Back from a long drive in the heavy rain, passing the time listening to BBC radio Any Questions for the first time in years. (Note for non-Brits: this is a veteran deeply earnest current affairs programme featuring four panellists of differing views answering questions from a live audience from a local venue somewhere in the UK.)
Tonight’s episode featured two prominent British professional women of unrelentingly progressive views.
Maybe it was the awful weather, but I found it dispiriting to hear them opine at gloomy length about why British women are not breaking through the Glass Ceiling despite so many measures designed over decades to promote ‘equality’, then, scarcely pausing for breath, make various crass remarks against Sarah Palin (yes, including disparaging her hairstyle).

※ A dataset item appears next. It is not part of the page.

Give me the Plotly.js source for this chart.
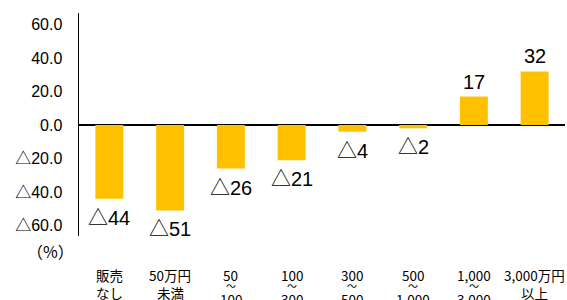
<!DOCTYPE html>
<html>
<head>
<meta charset="utf-8">
<script src="https://cdn.plot.ly/plotly-3.0.1.min.js"></script>
<style>html,body{margin:0;padding:0;background:#fff;}#chart{width:567px;height:300px;}</style>
</head>
<body>
<div id="chart"></div>
<script>
const categories = ['c0','c1','c2','c3','c4','c5','c6','c7'];
const values = [-44, -51, -26, -21, -4, -2, 17, 32];
const labelTop = ['販売','50万円','50','100','300','500','1,000','3,000万円'];
const labelMid = ['','','～','～','～','～','～',''];
const labelBottom = ['なし','未満','100','300','500','1,000','3,000','以上'];
const tickVals = [-60, -40, -20, 0, 20, 40, 60];
const tickText = ['△60.0','△40.0','△20.0','0.0','20.0','40.0','60.0'];

const barText = values.map(v => v < 0 ? '△' + Math.abs(v) : String(v));
const fontFam = '"Liberation Sans", Arial, "Noto Sans CJK JP", sans-serif';
const cjkFam = '"Noto Sans CJK JP", "Liberation Sans", sans-serif';

const trace = {
  type: 'bar',
  x: categories,
  y: values,
  marker: {color: '#FFC000'},
  width: 0.46,
  hoverinfo: 'none'
};

const annotations = [];
categories.forEach((c, i) => {
  const v = values[i];
  annotations.push({x: c, xref: 'x', y: v, yref: 'y', yanchor: v < 0 ? 'top' : 'bottom',
    yshift: v < 0 ? -6 : 2, text: barText[i], showarrow: false,
    font: {family: fontFam, size: 20, color: '#000'}});
  const three = !!labelMid[i];
  annotations.push({x: c, xref: 'x', y: 0, yref: 'paper', yanchor: 'top', yshift: -27,
    text: labelTop[i], showarrow: false, font: {family: cjkFam, size: 13.5, color: '#000'}});
  if (three) annotations.push({x: c, xref: 'x', y: 0, yref: 'paper', yanchor: 'top', yshift: -40,
    text: labelMid[i], showarrow: false, font: {family: cjkFam, size: 10, color: '#000'}});
  annotations.push({x: c, xref: 'x', y: 0, yref: 'paper', yanchor: 'top', yshift: three ? -51 : -45,
    text: labelBottom[i], showarrow: false, font: {family: cjkFam, size: 13.5, color: '#000'}});
});
annotations.push({x: 0, xref: 'paper', xanchor: 'right', xshift: -3, y: 0, yref: 'paper', yanchor: 'top', yshift: -1,
  text: '（%）', showarrow: false, font: {family: cjkFam, size: 16, color: '#000'}});

const layout = {
  width: 567, height: 300,
  margin: {l: 79, r: 2, t: 13, b: 64},
  paper_bgcolor: '#fff', plot_bgcolor: '#fff',
  showlegend: false,
  xaxis: {range: [-0.5, 7.5], showticklabels: false, showline: false, showgrid: false, zeroline: false, fixedrange: true, automargin: false},
  yaxis: {range: [-66.3, 66.9], tickvals: tickVals, ticktext: tickText, showgrid: false, automargin: false,
    zeroline: true, zerolinecolor: '#000', zerolinewidth: 1.5,
    showline: true, linecolor: '#000', linewidth: 1.5, ticks: '', ticklabelstandoff: 12,
    tickfont: {family: fontFam, size: 16, color: '#000'}},
  annotations: annotations
};

Plotly.newPlot('chart', [trace], layout, {displayModeBar: false, staticPlot: true});
</script>
</body>
</html>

(Note: back in the USA latter-day left-feminism likewise has simply collapsed under the strain, so we have to look to conservative white men to explain things.)
Most such BBC and other media debates in the UK are depressing for another reason, namely the unimaginative range of views expressed and the underlying assumption that if there is a problem somewhere in society we all need More Government to help tackle it.
As I swerved through floodwaters I found myself howling for someone to throw in one or two rabid libertarian thoughts now and again. One of the male panelists, a Republican American of course, was somewhere in that area but not with much élan.
Lots of agonising also from the two women about the deep divisions within the Labour Party and the ‘dangers’ of the party splitting irrevocably. I would have said that politics is a market-place too, and that it does no harm for a large ruling party to crash and burn now and again when it has run out of intellectual and moral juice.
There’ll always be another politician coming along to vote for.
Maybe we need a quite different form of politics – one based upon the state fearing the people, not the other way round.
Politics not all about treating citizens like criminals. The horrible demise of the Labour Party could set a powerful example for a few years and so be just the job.